▶ [Given exercise]
Nothing but the lines from the top of the data to the line holding "import * as" should be printed, word for word and both ends included; leave the pictures out.

▶ [Collected data]
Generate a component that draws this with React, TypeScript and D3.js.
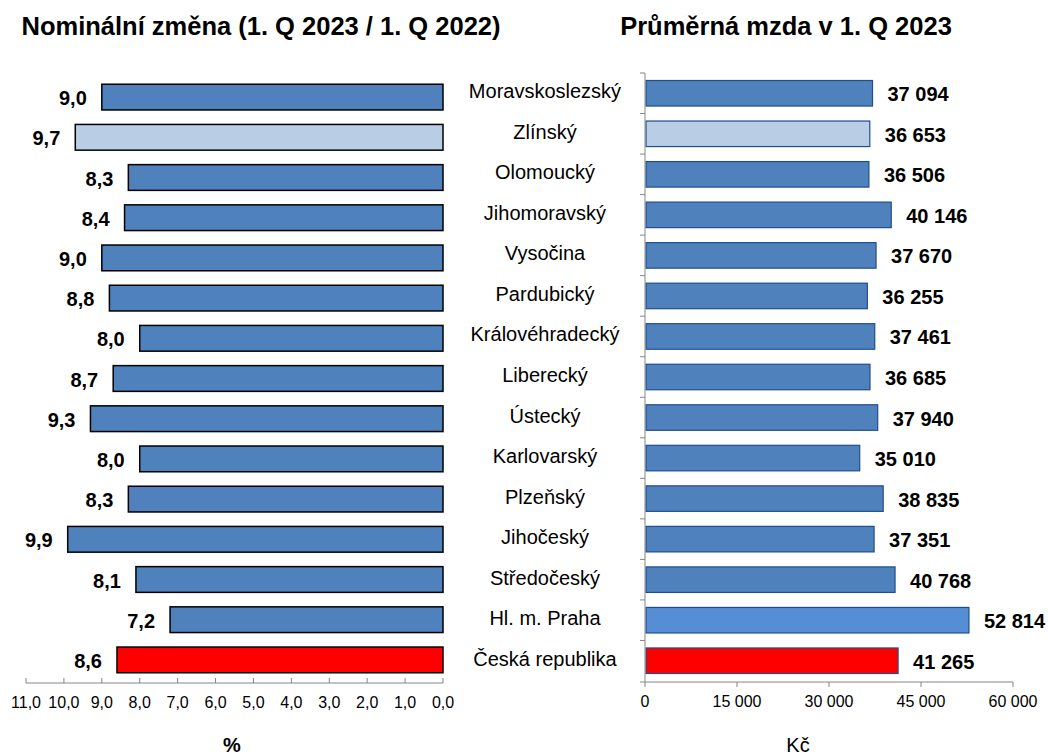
import { useRef, useEffect } from "react";
import * as d3 from "d3";

const regions = [
  "Moravskoslezský",
  "Zlínský",
  "Olomoucký",
  "Jihomoravský",
  "Vysočina",
  "Pardubický",
  "Královéhradecký",
  "Liberecký",
  "Ústecký",
  "Karlovarský",
  "Plzeňský",
  "Jihočeský",
  "Středočeský",
  "Hl. m. Praha",
  "Česká republika",
];
const nominalChange = [9.0, 9.7, 8.3, 8.4, 9.0, 8.8, 8.0, 8.7, 9.3, 8.0, 8.3, 9.9, 8.1, 7.2, 8.6];
const avgWage = [37094, 36653, 36506, 40146, 37670, 36255, 37461, 36685, 37940, 35010, 38835, 37351, 40768, 52814, 41265];
const leftTicks = [11, 10, 9, 8, 7, 6, 5, 4, 3, 2, 1, 0];
const rightTicks = [0, 15000, 30000, 45000, 60000];

const FONT = "'Liberation Sans', Arial, sans-serif";

function fillFor(name: string, side: "l" | "r") {
  if (name === "Česká republika") return "#ff0000";
  if (name === "Zlínský") return "#b9cde5";
  if (name === "Hl. m. Praha" && side === "r") return "#558ed5";
  return "#4f81bd";
}

const fmtDec = (v: number) => v.toFixed(1).replace(".", ",");
const fmtK = (v: number) => d3.format(",")(v).replace(/,/g, " ");

export default function App() {
  const svgRef = useRef<SVGSVGElement>(null);

  useEffect(() => {
    if (!svgRef.current) return;
    const svg = d3.select(svgRef.current);
    svg.selectAll("*").remove();

    // titles
    svg.append("text").attr("x", 261).attr("y", 35).attr("text-anchor", "middle")
      .attr("font-size", 25.5).attr("font-weight", "bold").text("Nominální změna (1. Q 2023 / 1. Q 2022)");
    svg.append("text").attr("x", 786).attr("y", 35).attr("text-anchor", "middle")
      .attr("font-size", 25.5).attr("font-weight", "bold").text("Průměrná mzda v 1. Q 2023");

    // ---- left chart
    const xl = d3.scaleLinear().domain([11, 0]).range([26, 443]);
    const yl = d3.scaleBand().domain(regions).range([77, 680]).paddingInner(0.36).paddingOuter(0.18);
    const gl = svg.append("g");
    gl.selectAll("rect").data(regions).enter().append("rect")
      .attr("x", (d, i) => xl(nominalChange[i]))
      .attr("y", (d) => yl(d)!)
      .attr("width", (d, i) => xl(0) - xl(nominalChange[i]))
      .attr("height", yl.bandwidth())
      .attr("fill", (d) => fillFor(d, "l"))
      .attr("stroke", "#000").attr("stroke-width", 1.5);
    gl.selectAll("text.val").data(regions).enter().append("text")
      .attr("class", "val")
      .attr("x", (d, i) => xl(nominalChange[i]) - 15)
      .attr("y", (d) => yl(d)! + yl.bandwidth() / 2 + 8)
      .attr("text-anchor", "end").attr("font-size", 20).attr("font-weight", "bold")
      .text((d, i) => fmtDec(nominalChange[i]));
    const axl = gl.append("g").attr("transform", "translate(0,683)");
    axl.append("line").attr("x1", xl(11)).attr("x2", xl(0)).attr("stroke", "#868686");
    axl.selectAll("line.t").data(leftTicks).enter().append("line").attr("class", "t")
      .attr("x1", (d) => xl(d)).attr("x2", (d) => xl(d)).attr("y1", -5).attr("y2", 0)
      .attr("stroke", "#868686");
    axl.selectAll("text").data(leftTicks).enter().append("text")
      .attr("x", (d) => xl(d)).attr("y", 25).attr("text-anchor", "middle")
      .attr("font-size", 16).text((d) => fmtDec(d));
    gl.append("text").attr("x", 232).attr("y", 752).attr("text-anchor", "middle")
      .attr("font-size", 20).attr("font-weight", "bold").text("%");

    // ---- right chart
    const xr = d3.scaleLinear().domain([0, 60000]).range([645, 1013]);
    const yr = d3.scaleBand().domain(regions).range([73, 681]).paddingInner(0.37).paddingOuter(0.185);

    // ---- category labels
    svg.append("g").selectAll("text").data(regions).enter().append("text")
      .attr("x", 545).attr("y", (d) => yr(d)! + yr.bandwidth() / 2 + 5)
      .attr("text-anchor", "middle").attr("font-size", 20).text((d) => d);

    const gr = svg.append("g");
    gr.selectAll("rect").data(regions).enter().append("rect")
      .attr("x", xr(0) + 1)
      .attr("y", (d) => yr(d)!)
      .attr("width", (d, i) => xr(avgWage[i]) - xr(0) - 1)
      .attr("height", yr.bandwidth())
      .attr("fill", (d) => fillFor(d, "r"))
      .attr("stroke", "#1f4e8c").attr("stroke-width", 1.2);
    gr.selectAll("text.val").data(regions).enter().append("text")
      .attr("class", "val")
      .attr("x", (d, i) => xr(avgWage[i]) + 15)
      .attr("y", (d) => yr(d)! + yr.bandwidth() / 2 + 8)
      .attr("font-size", 20).attr("font-weight", "bold")
      .text((d, i) => fmtK(avgWage[i]));
    // y axis with ticks between categories
    const step = yr.step();
    const top = yr(regions[0])! - (step * yr.paddingInner()) / 2;
    gr.append("line").attr("x1", xr(0)).attr("x2", xr(0)).attr("y1", top).attr("y2", 682).attr("stroke", "#868686");
    gr.selectAll("line.yt").data(regions).enter().append("line").attr("class", "yt")
      .attr("x1", xr(0) - 5).attr("x2", xr(0))
      .attr("y1", (d) => yr(d)! - (step * yr.paddingInner()) / 2)
      .attr("y2", (d) => yr(d)! - (step * yr.paddingInner()) / 2)
      .attr("stroke", "#868686");
    const axr = gr.append("g").attr("transform", "translate(0,682)");
    axr.append("line").attr("x1", xr(0) - 5).attr("x2", xr(60000)).attr("stroke", "#868686");
    axr.selectAll("line.t").data(rightTicks).enter().append("line").attr("class", "t")
      .attr("x1", (d) => xr(d)).attr("x2", (d) => xr(d)).attr("y1", 0).attr("y2", 5)
      .attr("stroke", "#868686");
    axr.selectAll("text").data(rightTicks).enter().append("text")
      .attr("x", (d) => xr(d)).attr("y", 25).attr("text-anchor", "middle")
      .attr("font-size", 16).text((d) => fmtK(d));
    gr.append("text").attr("x", 798).attr("y", 752).attr("text-anchor", "middle")
      .attr("font-size", 20).text("Kč");
  }, []);

  return (
    <svg
      ref={svgRef}
      width={1048}
      height={756}
      style={{ position: "absolute", left: 0, top: 0, background: "#fff" }}
      fontFamily={FONT}
      fill="#000"
    />
  );
}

▶ [Task answer]
Generate a component that draws this with React, TypeScript and D3.js.
import { useRef, useEffect } from "react";
import * as d3 from "d3";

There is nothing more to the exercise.